Students and faculty alike agreed that the answer lay in curricular reform, but could not come to consensus on what exactly that reform would mean. Podolny’s arrival brought fresh energy to the initiative. Immediately after his appointment, the new dean held faculty meetings to lay the groundwork for the overhaul.

Central to these early discussions was turning SOM’s small size into an advantage. After seeking input from faculty, students, alumni and recruiters, a steering committee lead by finance professor Jake Thomas proposed a new, interdisciplinary core curriculum whose mission was to train students to analyze problems from multiple perspectives. The model would capitalize on SOM’s size by encouraging the close-knit faculty community to collaborate on the content for the interdisciplinary courses.

Marco Guillen MA ’89 MPhil ’90 GRD ’92, professor of international management at Wharton and a personal friend of Podolny, said SOM’s innovative proposal addressed students’ concerns that a traditional management education was not relevant in the modern business world.

“By the late nineties, recruiters wanted managers and students themselves wanted to become managers,” Guillen said. “[The new curriculum] would be about what managers needed.”

Despite the increased workload the new curriculum would bring, the faculty unanimously voted for the change in March 2006. A 2008 case study on the curriculum produced by Harvard Business School reproduced SOM marketing professor Ravi Dhar’s remarks to Podolny following the meeting.

“Congratulations. I guess the reputation of the school is now riding on this,” he told the dean. “And, of course, your reputation is really riding on this.”

With the faculty’s approval, Podolny moved swiftly to hammer out specifics with a team of senior faculty. Five months later, SOM had a new take on management education.

Barry Nalebuff, professor of management at SOM, recalled the pressure on the SOM faculty at the time, but added that fear of failure proved a greater motivator than the constraints of time.

“To me, it’s a miracle we pulled it off the first year,” Nalebuff said.
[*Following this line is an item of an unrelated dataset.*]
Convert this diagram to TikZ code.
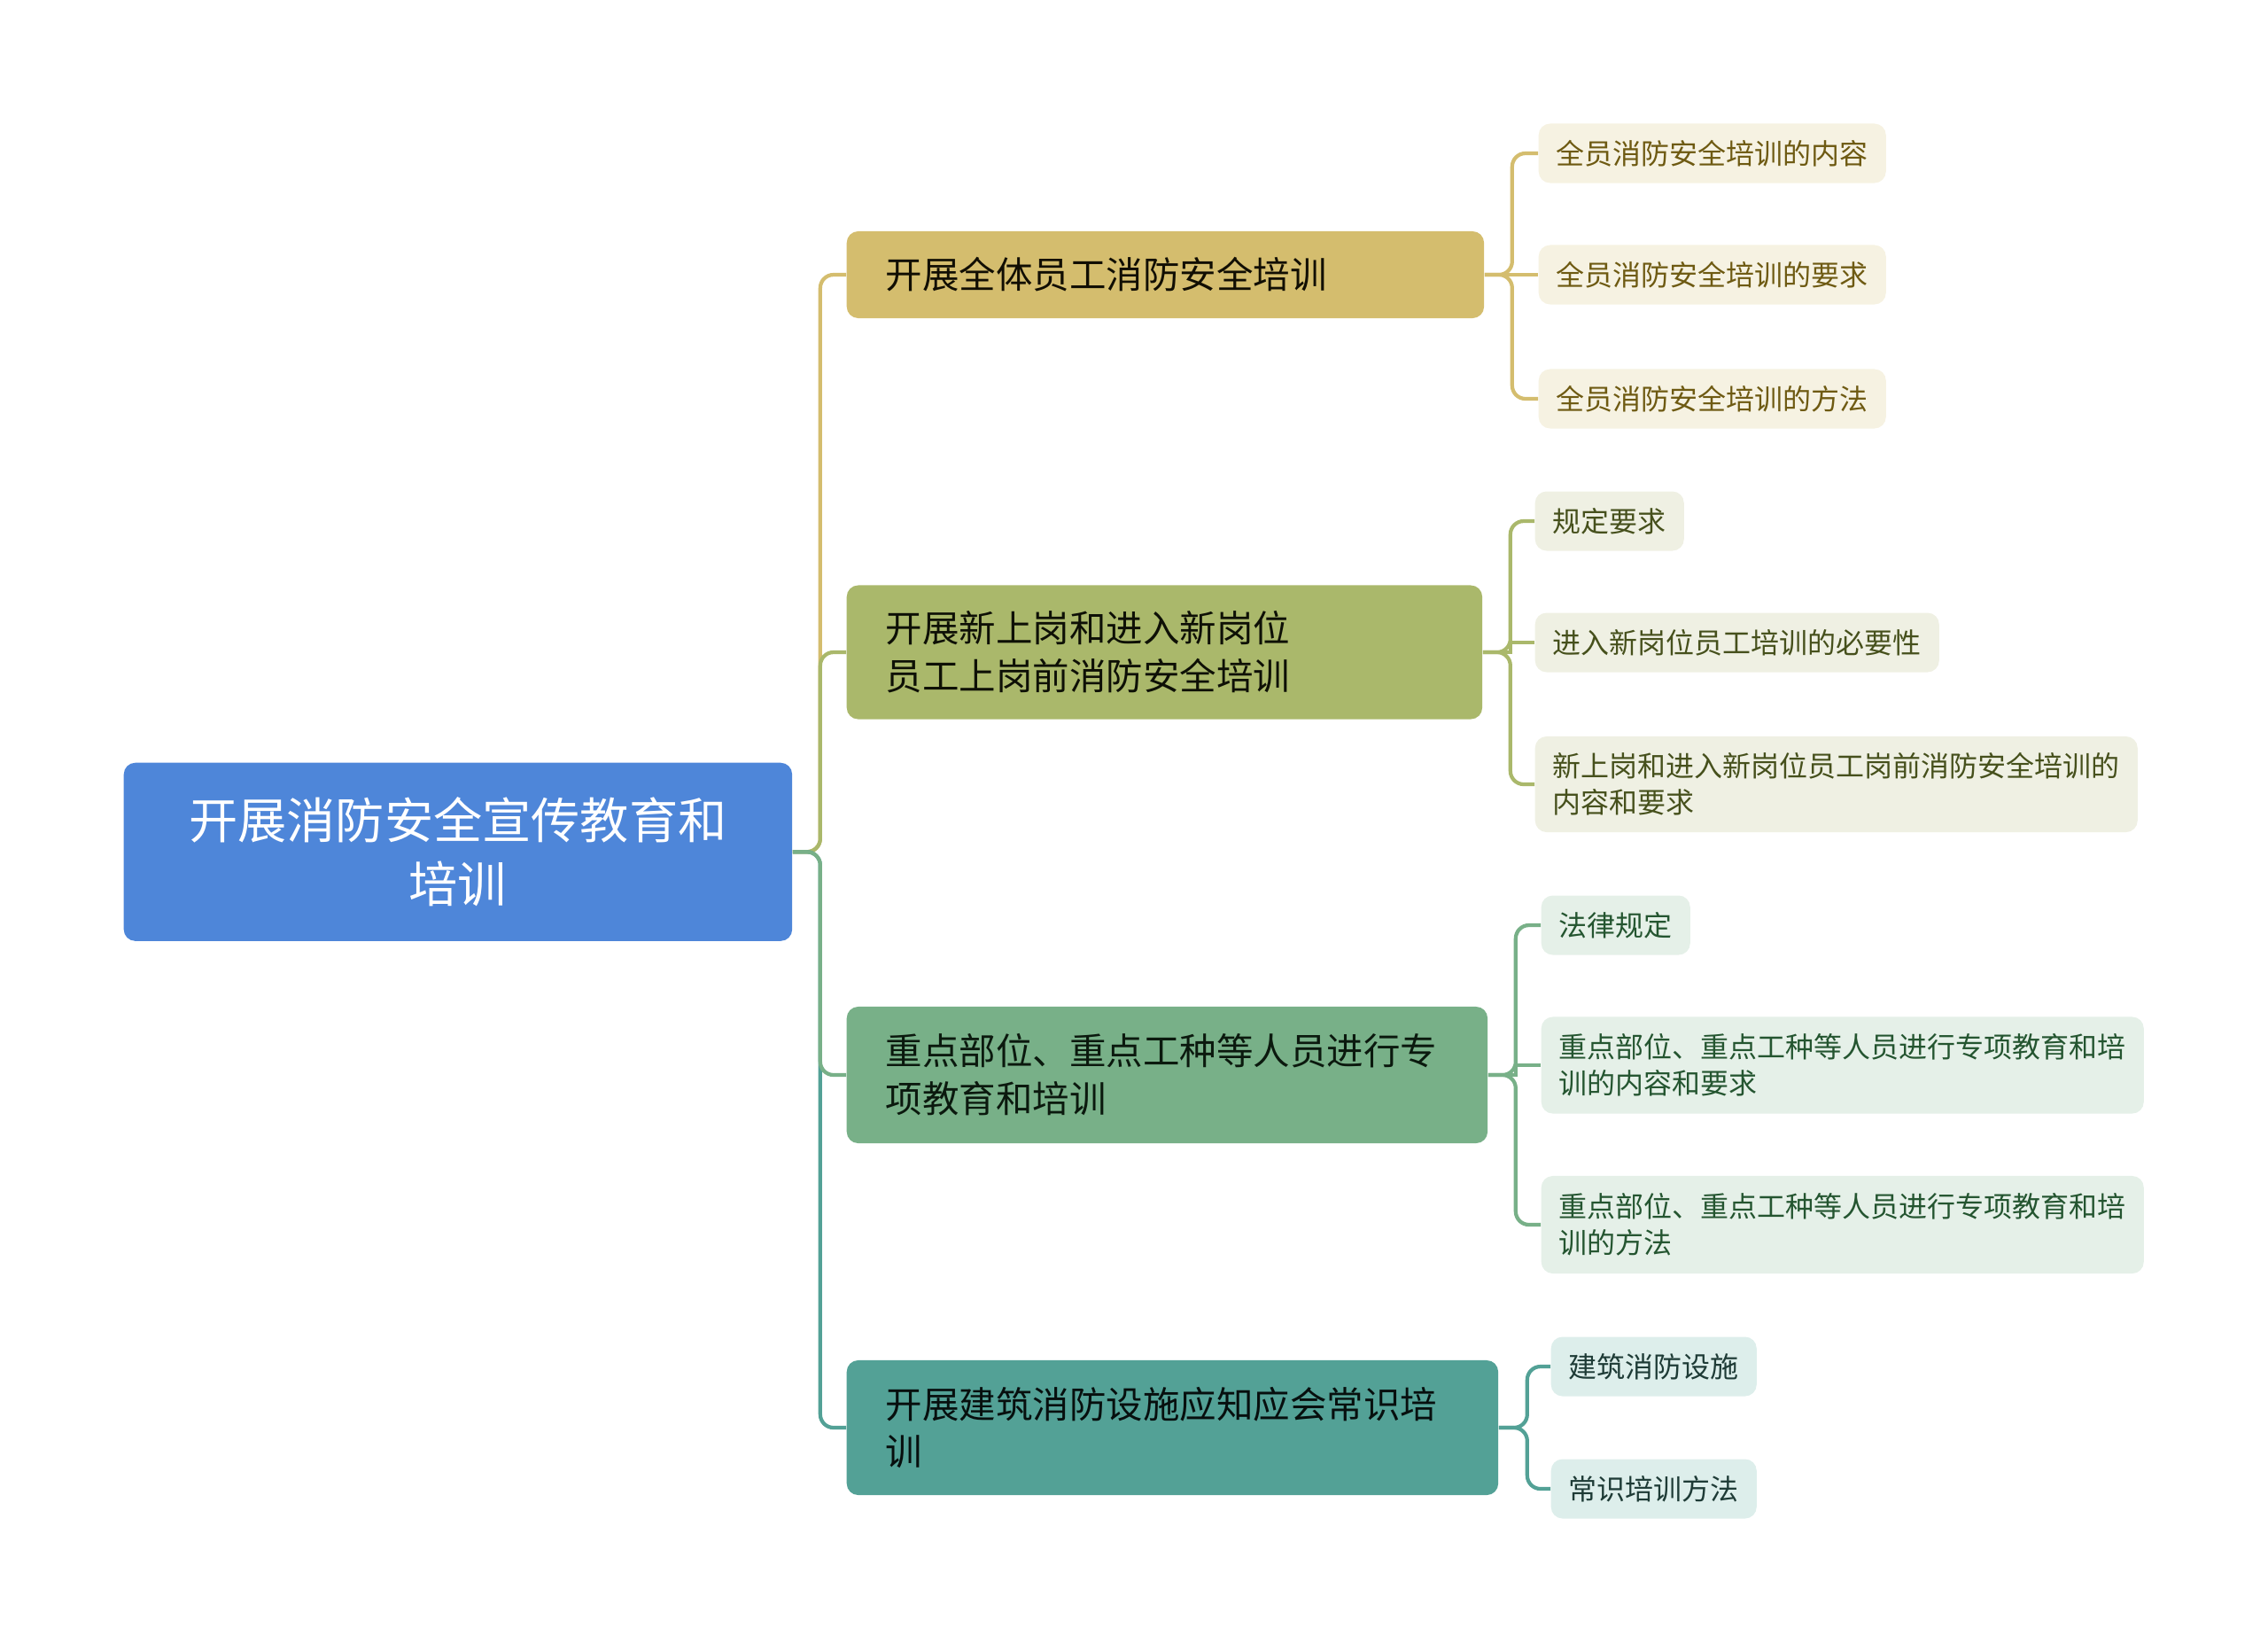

SOM’s sweeping overhaul soon bore fruit. The class of 2007 — the school’s first under the new curriculum — posted a 100 percent job offer rate for investment banking interns, a first for SOM in its 34-year history. Coupled with SOM’s subsequent rise in the rankings, the curriculum soon drew the attention of prominent business schools across the country.

“Application rates and alumni donations had increased in the two years following its announcement,” the HBS case reads. “The early feedback indicated that recruiters felt SOM students were stronger under the new curriculum.”
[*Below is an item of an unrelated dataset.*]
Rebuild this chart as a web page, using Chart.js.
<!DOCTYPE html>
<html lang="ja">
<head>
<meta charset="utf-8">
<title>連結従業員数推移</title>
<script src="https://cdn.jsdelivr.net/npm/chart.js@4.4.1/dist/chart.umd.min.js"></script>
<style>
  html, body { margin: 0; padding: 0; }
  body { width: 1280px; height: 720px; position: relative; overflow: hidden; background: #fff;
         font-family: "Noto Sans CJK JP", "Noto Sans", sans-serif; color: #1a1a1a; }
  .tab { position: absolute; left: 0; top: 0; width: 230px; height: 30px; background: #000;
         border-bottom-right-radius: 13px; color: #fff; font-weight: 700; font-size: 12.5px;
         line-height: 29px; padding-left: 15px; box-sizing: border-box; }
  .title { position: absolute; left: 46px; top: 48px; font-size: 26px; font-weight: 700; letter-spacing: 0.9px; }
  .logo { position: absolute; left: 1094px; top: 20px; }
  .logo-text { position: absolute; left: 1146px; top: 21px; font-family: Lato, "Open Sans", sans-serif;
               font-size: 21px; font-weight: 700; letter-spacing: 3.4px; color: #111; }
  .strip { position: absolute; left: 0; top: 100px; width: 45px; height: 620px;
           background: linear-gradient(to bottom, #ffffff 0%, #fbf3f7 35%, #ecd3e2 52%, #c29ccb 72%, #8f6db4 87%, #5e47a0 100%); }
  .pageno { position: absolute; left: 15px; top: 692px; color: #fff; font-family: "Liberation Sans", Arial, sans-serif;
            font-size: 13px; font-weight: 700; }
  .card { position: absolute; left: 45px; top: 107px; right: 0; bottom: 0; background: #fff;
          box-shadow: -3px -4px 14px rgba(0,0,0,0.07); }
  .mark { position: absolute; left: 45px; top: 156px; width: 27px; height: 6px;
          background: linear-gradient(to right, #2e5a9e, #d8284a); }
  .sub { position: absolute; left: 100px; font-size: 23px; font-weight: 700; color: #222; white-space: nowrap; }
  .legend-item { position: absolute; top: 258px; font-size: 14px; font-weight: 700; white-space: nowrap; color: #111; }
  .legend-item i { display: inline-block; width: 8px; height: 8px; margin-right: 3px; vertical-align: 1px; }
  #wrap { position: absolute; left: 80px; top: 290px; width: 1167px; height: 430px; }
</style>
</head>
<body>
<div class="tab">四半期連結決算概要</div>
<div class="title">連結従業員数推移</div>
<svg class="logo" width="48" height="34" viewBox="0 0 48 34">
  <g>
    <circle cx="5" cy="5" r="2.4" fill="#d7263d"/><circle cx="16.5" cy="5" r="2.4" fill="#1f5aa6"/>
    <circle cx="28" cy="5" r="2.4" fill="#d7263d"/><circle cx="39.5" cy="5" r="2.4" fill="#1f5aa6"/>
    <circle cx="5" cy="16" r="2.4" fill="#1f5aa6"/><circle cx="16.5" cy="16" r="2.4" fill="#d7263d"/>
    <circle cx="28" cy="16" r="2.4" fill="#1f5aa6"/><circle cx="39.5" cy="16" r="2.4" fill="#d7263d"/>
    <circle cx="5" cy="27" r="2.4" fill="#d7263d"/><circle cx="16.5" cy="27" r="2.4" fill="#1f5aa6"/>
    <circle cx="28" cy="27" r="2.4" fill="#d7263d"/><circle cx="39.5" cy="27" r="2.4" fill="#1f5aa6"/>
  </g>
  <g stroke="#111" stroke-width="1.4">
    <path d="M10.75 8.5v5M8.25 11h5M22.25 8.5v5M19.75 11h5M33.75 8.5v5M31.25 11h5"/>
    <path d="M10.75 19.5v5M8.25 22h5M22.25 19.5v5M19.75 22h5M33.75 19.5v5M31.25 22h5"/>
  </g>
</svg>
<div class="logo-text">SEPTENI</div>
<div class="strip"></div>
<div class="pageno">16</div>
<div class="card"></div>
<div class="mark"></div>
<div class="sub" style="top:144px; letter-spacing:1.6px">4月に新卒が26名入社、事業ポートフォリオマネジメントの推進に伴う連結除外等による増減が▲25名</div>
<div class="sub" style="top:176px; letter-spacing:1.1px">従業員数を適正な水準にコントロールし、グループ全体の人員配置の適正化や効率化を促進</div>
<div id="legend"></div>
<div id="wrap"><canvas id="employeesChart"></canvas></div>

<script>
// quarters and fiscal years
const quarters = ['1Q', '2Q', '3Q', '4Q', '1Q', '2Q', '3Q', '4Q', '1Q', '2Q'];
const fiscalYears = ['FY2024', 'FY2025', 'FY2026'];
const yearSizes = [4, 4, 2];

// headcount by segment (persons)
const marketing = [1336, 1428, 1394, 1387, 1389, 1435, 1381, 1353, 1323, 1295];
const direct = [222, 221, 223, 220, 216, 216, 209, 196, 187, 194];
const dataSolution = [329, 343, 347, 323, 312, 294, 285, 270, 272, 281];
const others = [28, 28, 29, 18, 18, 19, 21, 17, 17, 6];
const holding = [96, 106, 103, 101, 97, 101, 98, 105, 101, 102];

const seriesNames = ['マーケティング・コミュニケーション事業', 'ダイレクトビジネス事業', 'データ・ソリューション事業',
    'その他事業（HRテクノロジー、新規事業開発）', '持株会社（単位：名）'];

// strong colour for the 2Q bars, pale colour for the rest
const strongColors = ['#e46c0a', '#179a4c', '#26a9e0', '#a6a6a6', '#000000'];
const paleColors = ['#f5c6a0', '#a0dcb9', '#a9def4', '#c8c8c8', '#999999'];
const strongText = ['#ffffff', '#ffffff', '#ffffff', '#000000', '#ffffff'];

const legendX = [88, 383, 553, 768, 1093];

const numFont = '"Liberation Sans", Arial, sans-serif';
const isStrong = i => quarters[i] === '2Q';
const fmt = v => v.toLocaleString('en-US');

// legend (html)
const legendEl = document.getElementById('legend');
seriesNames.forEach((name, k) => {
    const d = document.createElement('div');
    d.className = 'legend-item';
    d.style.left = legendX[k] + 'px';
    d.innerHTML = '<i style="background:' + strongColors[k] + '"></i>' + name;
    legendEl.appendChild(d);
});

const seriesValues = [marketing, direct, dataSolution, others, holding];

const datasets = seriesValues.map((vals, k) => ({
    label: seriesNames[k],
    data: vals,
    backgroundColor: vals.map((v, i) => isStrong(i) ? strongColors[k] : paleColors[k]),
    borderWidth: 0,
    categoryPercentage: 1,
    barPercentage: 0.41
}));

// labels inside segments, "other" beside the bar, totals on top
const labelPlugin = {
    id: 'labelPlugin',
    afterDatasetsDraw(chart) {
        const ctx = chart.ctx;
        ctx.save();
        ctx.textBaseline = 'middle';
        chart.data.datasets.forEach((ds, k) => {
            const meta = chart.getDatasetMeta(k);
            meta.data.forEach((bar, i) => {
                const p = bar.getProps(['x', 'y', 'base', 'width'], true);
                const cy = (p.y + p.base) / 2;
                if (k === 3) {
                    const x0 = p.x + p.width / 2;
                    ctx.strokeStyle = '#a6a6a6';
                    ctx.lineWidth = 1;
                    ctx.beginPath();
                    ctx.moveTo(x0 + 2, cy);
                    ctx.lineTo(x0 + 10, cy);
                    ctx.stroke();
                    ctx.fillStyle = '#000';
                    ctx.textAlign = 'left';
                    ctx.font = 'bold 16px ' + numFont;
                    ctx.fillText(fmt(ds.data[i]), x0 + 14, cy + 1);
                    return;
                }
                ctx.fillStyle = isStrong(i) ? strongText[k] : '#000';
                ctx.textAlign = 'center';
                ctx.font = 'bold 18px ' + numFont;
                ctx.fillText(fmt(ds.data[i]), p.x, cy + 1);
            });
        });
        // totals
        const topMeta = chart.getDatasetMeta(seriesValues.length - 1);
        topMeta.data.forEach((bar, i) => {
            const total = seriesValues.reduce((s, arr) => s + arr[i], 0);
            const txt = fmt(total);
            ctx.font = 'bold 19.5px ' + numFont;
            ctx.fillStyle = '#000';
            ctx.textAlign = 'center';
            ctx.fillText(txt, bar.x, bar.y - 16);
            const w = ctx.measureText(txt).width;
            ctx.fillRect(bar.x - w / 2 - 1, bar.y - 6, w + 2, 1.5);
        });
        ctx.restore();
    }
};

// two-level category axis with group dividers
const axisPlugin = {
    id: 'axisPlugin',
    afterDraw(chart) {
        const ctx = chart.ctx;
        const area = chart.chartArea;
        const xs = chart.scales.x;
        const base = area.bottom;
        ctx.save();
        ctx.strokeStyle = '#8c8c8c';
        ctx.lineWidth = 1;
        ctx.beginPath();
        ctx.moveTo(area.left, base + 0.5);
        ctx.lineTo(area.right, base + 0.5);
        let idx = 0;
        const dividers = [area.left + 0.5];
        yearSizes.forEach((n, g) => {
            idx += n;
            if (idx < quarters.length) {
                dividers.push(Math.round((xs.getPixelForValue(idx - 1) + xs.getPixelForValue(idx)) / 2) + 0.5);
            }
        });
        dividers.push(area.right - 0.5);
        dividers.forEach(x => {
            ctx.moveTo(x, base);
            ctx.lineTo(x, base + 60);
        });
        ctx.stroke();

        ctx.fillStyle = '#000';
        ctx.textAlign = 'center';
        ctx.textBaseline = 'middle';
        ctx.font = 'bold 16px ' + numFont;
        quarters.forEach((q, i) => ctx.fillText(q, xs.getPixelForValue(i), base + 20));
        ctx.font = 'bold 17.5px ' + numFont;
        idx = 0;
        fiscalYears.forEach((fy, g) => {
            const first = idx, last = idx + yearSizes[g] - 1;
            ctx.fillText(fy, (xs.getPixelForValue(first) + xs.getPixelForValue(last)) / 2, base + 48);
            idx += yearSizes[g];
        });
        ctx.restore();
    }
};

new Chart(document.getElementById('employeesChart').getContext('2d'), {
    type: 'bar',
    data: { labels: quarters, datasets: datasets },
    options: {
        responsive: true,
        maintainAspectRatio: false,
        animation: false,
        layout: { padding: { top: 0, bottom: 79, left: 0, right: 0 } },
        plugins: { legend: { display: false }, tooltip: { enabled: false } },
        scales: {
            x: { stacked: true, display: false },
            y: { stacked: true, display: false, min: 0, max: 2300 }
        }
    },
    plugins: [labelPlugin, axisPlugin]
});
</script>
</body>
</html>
David Garvin, professor of business administration at Harvard and coauthor of the study, said SOM’s degree of integration across functions distinguished the school from its peers. Following the curricular overhaul at Yale, business schools nationwide buzzed with talk of the new program.
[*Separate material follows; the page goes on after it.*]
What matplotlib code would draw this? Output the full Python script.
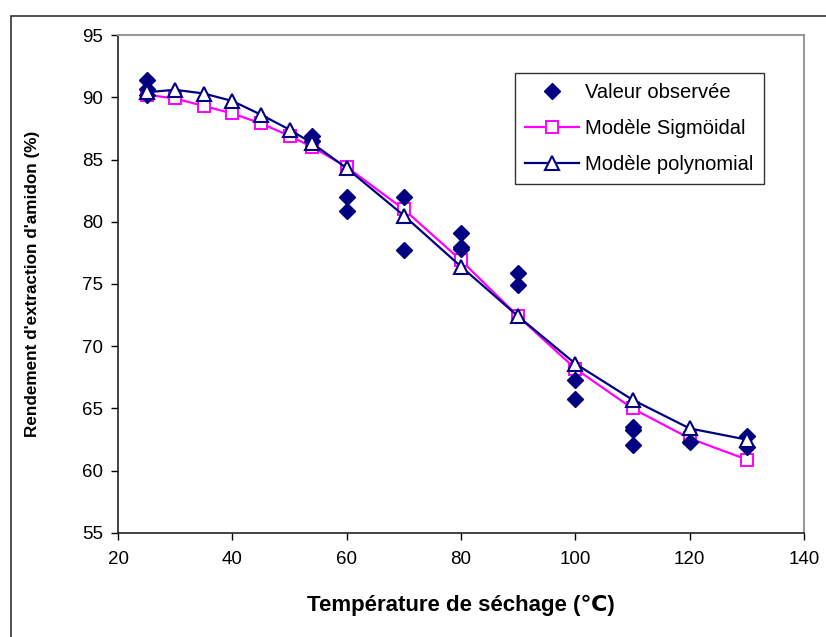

“This is something that people in the world of business schools talked about a lot,” said David Kreps, a professor at the Stanford Graduate School of Business. “This was Joel’s baby. This had Joel’s handwriting all over it.”

Despite the immediate success of the curriculum — as evidenced by graduate placement rates — Garvin warned against drawing conclusions too early.

“Although placement rates [for SOM] have improved,” Garvin said, “will progression through the [managerial] hierarchy also improve? We won’t know until 10 or 20 years later.”

And neither will Podolny. In August 2007, he acknowledged the risk that without constant vigilance, SOM’s curriculum could “backslide” into “comfortable old functional disciplinary habits.”

“We have found that the somewhat instinctive tendency to revert to disciplinary affinities and approaches is still present,” he wrote in an August 2007 research paper analyzing SOM’s new curriculum. “To fully establish and incorporate a cultural shift of the magnitude of our new multidisciplinary focus will likely take several years and several rounds of correction and adjustment.”

The “rounds of correction and adjustment” will now fall to Oster — who has been at SOM for 26 years. Podolny lasted just three.